From TLP

David Bell

Department of Business Administration, Harvard Business School, USA

David Bell, with a BA from Oxford and a PhD from MIT, is now the Royal Little Professor of Business Administration at the Harvard Business School, as well as being a faculty member since 1977. He teaches marketing and retailing in the MBA program and is also Faculty Chair of the annual two-week executive program, Strategic Retail Management. He also taught in the ‘AgriBusiness’ executive program for many years. David currently chairs the school-wide Quantitative Methods Faculty Group which is responsible for teaching and research in quantitative methods, and where his research is largely concerned with the analysis of risk.

Areas of Research:

  • Market research techniques within the industry
  • Store location with pricing strategy
  • Market Retailing
  • E-tailing
  • Customer value analysis
  • Risk Management
  • Managerial Decision Analysis


Selected Publications: Recently he has published a series of papers dealing with the integration of economic and financial theories of risk, the best known of which are concerned with the incorporation of the psychological aspects of risk-taking, such as regret and disappointment, into formal decision making systems.
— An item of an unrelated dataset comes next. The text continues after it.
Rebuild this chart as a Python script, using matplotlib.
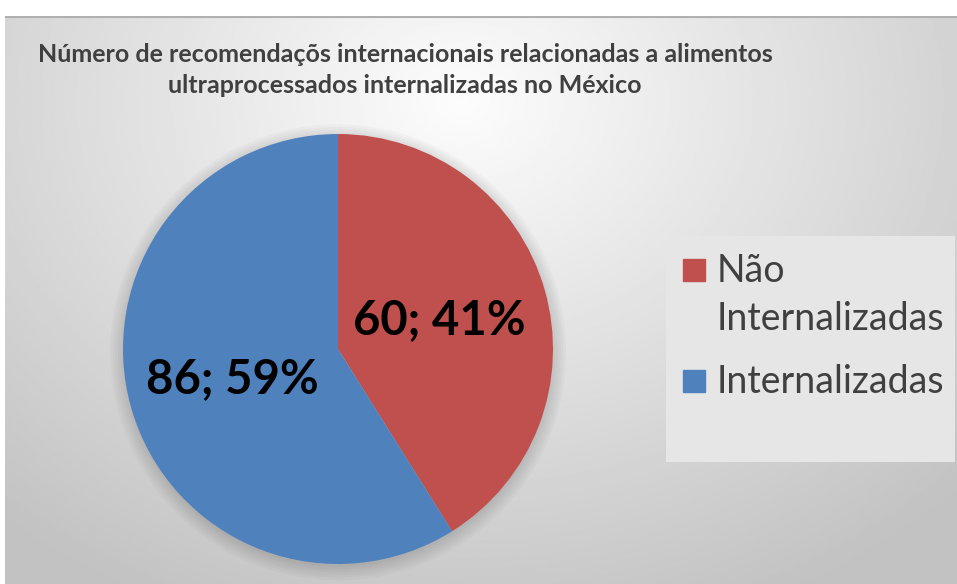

Along with his co-author, Walter J Salmon, David has written several books in this field and Strategic Retail Management and Introduction to Retailing have become key texts in retail management. For many years David was in the Managerial Economics area at the Harvard Business School, and has written four books in the series Managerial Decision Analysis: Decision Making Under Uncertainty; Data Analysis, Regression and Forecasting; Risk Management; and Decision Making Under Certainty. His research in this area has centered mostly around the analysis of risk. Most recently he has published a series of papers dealing with the integration of economic and financial theories of risk. His best-known papers are concerned with the incorporation of psychological aspects of risk taking, such as regret and disappointment, into formal decision making systems.